Séminaire

La sobriété au risque de l’institutionnalisation : partager les efforts, hiérarchiser les priorités

par
18 novembre 2022

Après avoir longtemps été le marqueur d’une écologie exigeante, voire radicale, le mot « sobriété » est aujourd’hui omniprésent dans l’espace politique et médiatique français. Cela a commencé dès l’hiver 2022-2023, avec quelques signes avant-coureurs : entrée du terme dans les travaux du GIEC, dans les scénarios Transition(s) 2050 de l’Ademe, dans le discours de campagne d’Emmanuel Macron à Belfort… Mais finalement, c’est surtout le retour de la guerre en Europe et la (re)découverte bien tardive de la vulnérabilité énergétique européenne qui ont achevé cette fulgurante mise à l’agenda. Et la sobriété fait désormais l’objet d’une institutionnalisation accélérée, pour le meilleur et pour le pire. Chacun se demande si l’hiver sera rude, et les appels aux petits gestes se multiplient car, selon la formule gouvernementale, mieux vaut la « sobriété choisie » que le « rationnement subi ». Pas question pour autant de faire atterrir les jets privés puisque, selon la Première Ministre, « on peut être riche et sobre ». Et à plus long terme ? À plus long terme, pas d’inquiétude, une relance du nucléaire est en préparation.

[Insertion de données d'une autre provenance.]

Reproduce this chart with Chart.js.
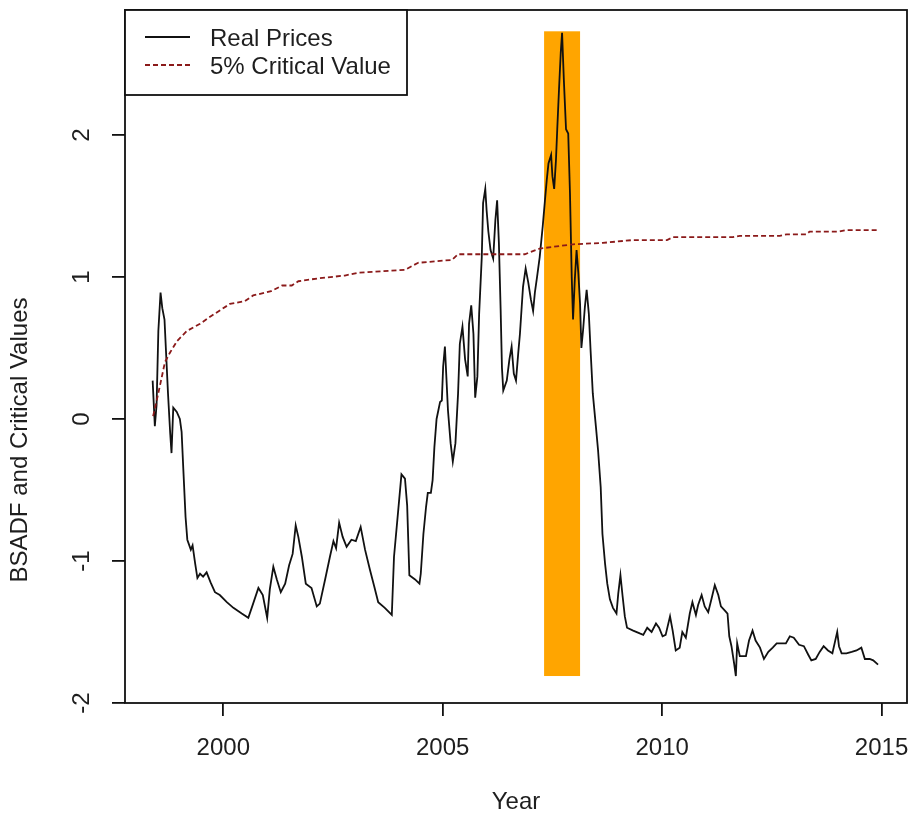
<!DOCTYPE html>
<html><head><meta charset="utf-8">
<script src="https://cdn.jsdelivr.net/npm/chart.js@4.4.1/dist/chart.umd.min.js"></script>
<style>html,body{margin:0;padding:0;background:#fff;} canvas{display:block;}</style>
</head><body>
<canvas id="c" width="914" height="822"></canvas>
<script>
const years = [1998.39,1998.44,1998.48,1998.52,1998.57,1998.61,1998.66,1998.70,1998.74,1998.79,1998.82,1998.86,1998.94,1999.01,1999.05,1999.09,1999.14,1999.18,1999.26,1999.30,1999.36,1999.41,1999.47,1999.54,1999.62,1999.71,1999.81,1999.92,2000.08,2000.23,2000.42,2000.57,2000.68,2000.80,2000.90,2001.00,2001.06,2001.14,2001.22,2001.31,2001.41,2001.50,2001.58,2001.65,2001.71,2001.79,2001.88,2002.01,2002.13,2002.20,2002.32,2002.43,2002.51,2002.57,2002.64,2002.72,2002.81,2002.92,2003.02,2003.13,2003.23,2003.34,2003.44,2003.53,2003.68,2003.84,2003.89,2003.99,2004.06,2004.14,2004.19,2004.24,2004.37,2004.47,2004.50,2004.56,2004.62,2004.66,2004.73,2004.77,2004.81,2004.86,2004.90,2004.94,2004.98,2005.01,2005.05,2005.12,2005.18,2005.23,2005.29,2005.35,2005.39,2005.45,2005.51,2005.57,2005.60,2005.65,2005.70,2005.74,2005.79,2005.83,2005.89,2005.92,2005.97,2006.00,2006.04,2006.09,2006.15,2006.20,2006.24,2006.28,2006.32,2006.35,2006.38,2006.46,2006.52,2006.57,2006.62,2006.67,2006.72,2006.76,2006.80,2006.83,2006.89,2006.95,2007.01,2007.06,2007.10,2007.15,2007.21,2007.28,2007.33,2007.37,2007.41,2007.47,2007.50,2007.54,2007.58,2007.61,2007.65,2007.69,2007.72,2007.76,2007.81,2007.86,2007.90,2007.94,2007.97,2008.01,2008.05,2008.09,2008.13,2008.16,2008.20,2008.24,2008.28,2008.33,2008.37,2008.42,2008.49,2008.54,2008.60,2008.64,2008.70,2008.75,2008.81,2008.88,2008.96,2009.00,2009.05,2009.10,2009.15,2009.20,2009.34,2009.49,2009.57,2009.66,2009.76,2009.86,2009.93,2010.01,2010.08,2010.18,2010.24,2010.31,2010.40,2010.46,2010.54,2010.63,2010.69,2010.77,2010.82,2010.90,2010.97,2011.05,2011.13,2011.20,2011.28,2011.34,2011.43,2011.49,2011.53,2011.58,2011.64,2011.68,2011.71,2011.77,2011.83,2011.91,2011.98,2012.06,2012.13,2012.23,2012.32,2012.42,2012.52,2012.61,2012.72,2012.82,2012.91,2013.00,2013.12,2013.23,2013.33,2013.40,2013.50,2013.59,2013.68,2013.78,2013.88,2013.96,2013.99,2014.03,2014.09,2014.20,2014.32,2014.43,2014.54,2014.62,2014.73,2014.81,2014.92];
const realPrices = [0.27,-0.05,0.10,0.62,0.89,0.78,0.70,0.44,0.18,-0.10,-0.24,0.08,0.05,0.00,-0.09,-0.36,-0.69,-0.85,-0.92,-0.89,-1.02,-1.12,-1.09,-1.11,-1.08,-1.15,-1.22,-1.24,-1.29,-1.33,-1.37,-1.40,-1.30,-1.19,-1.24,-1.40,-1.20,-1.04,-1.13,-1.22,-1.16,-1.03,-0.95,-0.75,-0.83,-0.97,-1.16,-1.19,-1.32,-1.30,-1.13,-0.97,-0.86,-0.91,-0.73,-0.83,-0.90,-0.85,-0.86,-0.76,-0.92,-1.06,-1.18,-1.29,-1.33,-1.38,-0.97,-0.63,-0.39,-0.42,-0.61,-1.10,-1.13,-1.16,-1.09,-0.81,-0.62,-0.52,-0.52,-0.43,-0.20,0.00,0.06,0.12,0.13,0.37,0.51,0.06,-0.17,-0.30,-0.17,0.18,0.53,0.65,0.42,0.30,0.67,0.80,0.60,0.15,0.30,0.74,1.14,1.52,1.62,1.47,1.32,1.19,1.13,1.40,1.54,1.24,0.77,0.36,0.20,0.27,0.42,0.51,0.32,0.27,0.46,0.60,0.79,0.93,1.06,0.96,0.84,0.76,0.89,1.00,1.14,1.36,1.54,1.68,1.80,1.86,1.71,1.62,1.82,2.04,2.32,2.58,2.72,2.39,2.04,2.01,1.59,1.00,0.70,0.98,1.19,1.03,0.81,0.50,0.63,0.79,0.91,0.74,0.48,0.18,-0.05,-0.22,-0.48,-0.81,-1.02,-1.16,-1.27,-1.33,-1.37,-1.23,-1.10,-1.25,-1.39,-1.47,-1.49,-1.51,-1.52,-1.47,-1.50,-1.44,-1.47,-1.53,-1.52,-1.39,-1.49,-1.63,-1.61,-1.50,-1.54,-1.37,-1.29,-1.38,-1.31,-1.24,-1.32,-1.36,-1.26,-1.17,-1.24,-1.32,-1.35,-1.37,-1.53,-1.60,-1.72,-1.81,-1.58,-1.67,-1.67,-1.67,-1.56,-1.49,-1.56,-1.61,-1.69,-1.64,-1.61,-1.58,-1.58,-1.58,-1.53,-1.54,-1.59,-1.60,-1.66,-1.70,-1.69,-1.64,-1.60,-1.63,-1.65,-1.54,-1.50,-1.60,-1.65,-1.65,-1.64,-1.63,-1.61,-1.69,-1.69,-1.70,-1.73];
const cvYears = [1998.40,1998.44,1998.56,1998.67,1998.79,1998.95,1999.17,1999.47,1999.65,1999.95,2000.15,2000.49,2000.68,2001.09,2001.34,2001.56,2001.71,2002.16,2002.77,2003.07,2004.14,2004.44,2005.21,2005.35,2006.87,2007.21,2007.97,2008.65,2009.33,2010.11,2010.25,2011.61,2011.77,2012.68,2012.84,2013.29,2013.36,2014.04,2014.20,2014.89];
const cvValues = [0.02,0.07,0.24,0.40,0.47,0.55,0.62,0.67,0.71,0.77,0.81,0.83,0.87,0.90,0.94,0.94,0.97,0.99,1.01,1.03,1.05,1.10,1.12,1.16,1.16,1.20,1.23,1.24,1.26,1.26,1.28,1.28,1.29,1.29,1.30,1.30,1.32,1.32,1.33,1.33];
const bubblePeriod = [2007.31, 2008.13];
const bubbleRange = [-1.81, 2.73];
const xTicks = [2000, 2005, 2010, 2015];
const yTicks = [-2, -1, 0, 1, 2];
const xRange = [1997.76, 2015.58];
const yRange = [-2.0, 2.88];
const legendLabels = ['Real Prices', '5% Critical Value'];
const xTitle = 'Year';
const yTitle = 'BSADF and Critical Values';

const FAMILY = '"Liberation Sans", Arial, sans-serif';
const FSIZE = 24;
const TEXT = '#1e1e1e';
const INK = '#111111';
const CV_COLOR = '#8b1a1a';

const bubblePlugin = {
  id: 'bubble',
  beforeDatasetsDraw(chart) {
    const {ctx, scales: {x, y}} = chart;
    const x0 = x.getPixelForValue(bubblePeriod[0]);
    const x1 = x.getPixelForValue(bubblePeriod[1]);
    const y0 = y.getPixelForValue(bubbleRange[1]);
    const y1 = y.getPixelForValue(bubbleRange[0]);
    ctx.save();
    ctx.fillStyle = '#FFA500';
    ctx.fillRect(x0, y0, x1 - x0, y1 - y0);
    ctx.restore();
  }
};

const decorPlugin = {
  id: 'decor',
  afterDraw(chart) {
    const {ctx, chartArea: a, scales: {y}} = chart;
    ctx.save();
    // frame
    ctx.strokeStyle = INK;
    ctx.lineWidth = 1.8;
    ctx.strokeRect(a.left, a.top, a.right - a.left, a.bottom - a.top);
    // y tick labels (rotated, R style)
    ctx.fillStyle = TEXT;
    ctx.font = FSIZE + 'px ' + FAMILY;
    ctx.textAlign = 'center';
    ctx.textBaseline = 'middle';
    yTicks.forEach(v => {
      const py = y.getPixelForValue(v);
      ctx.save();
      ctx.translate(a.left - 43, py);
      ctx.rotate(-Math.PI / 2);
      ctx.fillText(String(v), 0, 0);
      ctx.restore();
    });
    // y axis title
    ctx.save();
    ctx.translate(20, 440);
    ctx.rotate(-Math.PI / 2);
    ctx.fillText(yTitle, 0, 0);
    ctx.restore();
    // legend
    const lx = a.left, ly = a.top, lw = 282, lh = 85;
    ctx.fillStyle = '#ffffff';
    ctx.fillRect(lx, ly, lw, lh);
    ctx.strokeStyle = INK;
    ctx.lineWidth = 1.8;
    ctx.strokeRect(lx, ly, lw, lh);
    const rows = [ly + 27, ly + 55];
    ctx.strokeStyle = INK;
    ctx.setLineDash([]);
    ctx.beginPath(); ctx.moveTo(lx + 20, rows[0]); ctx.lineTo(lx + 65, rows[0]); ctx.stroke();
    ctx.strokeStyle = CV_COLOR;
    ctx.setLineDash([5, 3]);
    ctx.beginPath(); ctx.moveTo(lx + 20, rows[1]); ctx.lineTo(lx + 65, rows[1]); ctx.stroke();
    ctx.setLineDash([]);
    ctx.fillStyle = TEXT;
    ctx.textAlign = 'left';
    ctx.textBaseline = 'middle';
    ctx.fillText(legendLabels[0], lx + 85, rows[0] + 2);
    ctx.fillText(legendLabels[1], lx + 85, rows[1] + 2);
    ctx.restore();
  }
};

new Chart(document.getElementById('c').getContext('2d'), {
  type: 'line',
  data: {
    datasets: [
      {
        label: legendLabels[0],
        data: years.map((x, i) => ({x: x, y: realPrices[i]})),
        borderColor: INK, borderWidth: 1.8, pointRadius: 0, tension: 0, fill: false, order: 2
      },
      {
        label: legendLabels[1],
        data: cvYears.map((x, i) => ({x: x, y: cvValues[i]})),
        borderColor: CV_COLOR, borderWidth: 1.8, borderDash: [5, 3], pointRadius: 0, tension: 0, fill: false, order: 1
      }
    ]
  },
  options: {
    responsive: false,
    animation: false,
    devicePixelRatio: 1,
    layout: {padding: {top: 10, right: 7, left: 0, bottom: 0}},
    plugins: {legend: {display: false}, tooltip: {enabled: false}},
    scales: {
      x: {
        type: 'linear', min: xRange[0], max: xRange[1],
        afterBuildTicks: s => { s.ticks = xTicks.map(v => ({value: v})); },
        afterFit: s => { s.height = 119; s.paddingLeft = 0; s.paddingRight = 0; },
        grid: {drawOnChartArea: false, drawTicks: true, tickLength: 13, color: INK, lineWidth: 1.8},
        border: {display: false},
        ticks: {font: {family: FAMILY, size: FSIZE}, color: TEXT, padding: 18, maxRotation: 0, minRotation: 0, autoSkip: false, callback: v => String(v)},
        title: {display: true, text: xTitle, font: {family: FAMILY, size: FSIZE}, color: TEXT, padding: {top: 0, bottom: 5}}
      },
      y: {
        type: 'linear', min: yRange[0], max: yRange[1],
        afterBuildTicks: s => { s.ticks = yTicks.map(v => ({value: v})); },
        afterFit: s => { s.width = 125; s.paddingTop = 0; s.paddingBottom = 0; },
        grid: {drawOnChartArea: false, drawTicks: true, tickLength: 13, color: INK, lineWidth: 1.8},
        border: {display: false},
        ticks: {display: false},
        title: {display: false, text: yTitle}
      }
    }
  },
  plugins: [bubblePlugin, decorPlugin]
});
</script>
</body></html>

Dans cette période instable, cette intervention proposera de revenir sur l’histoire de l’acception écologique de ce mot « sobriété », qui a tardé à se stabiliser et se différencier dans le grand ensemble hétéroclite des « économies d’énergie ». Elle analysera l’intérêt de défendre une acception forte de ce terme, à rebours de sa dépolitisation actuelle, pour porter une réflexion collective d’une part sur le partage des efforts de sobriété, et d’autre part sur la hiérarchisation des activités à cibler. Elle proposera d’appréhender la sobriété non pas comme un mauvais moment à passer, mais comme un instrument potentiellement puissant de justice écologique et sociale pour aborder l’immense chantier collectif au long cours qui s’ouvre devant nous.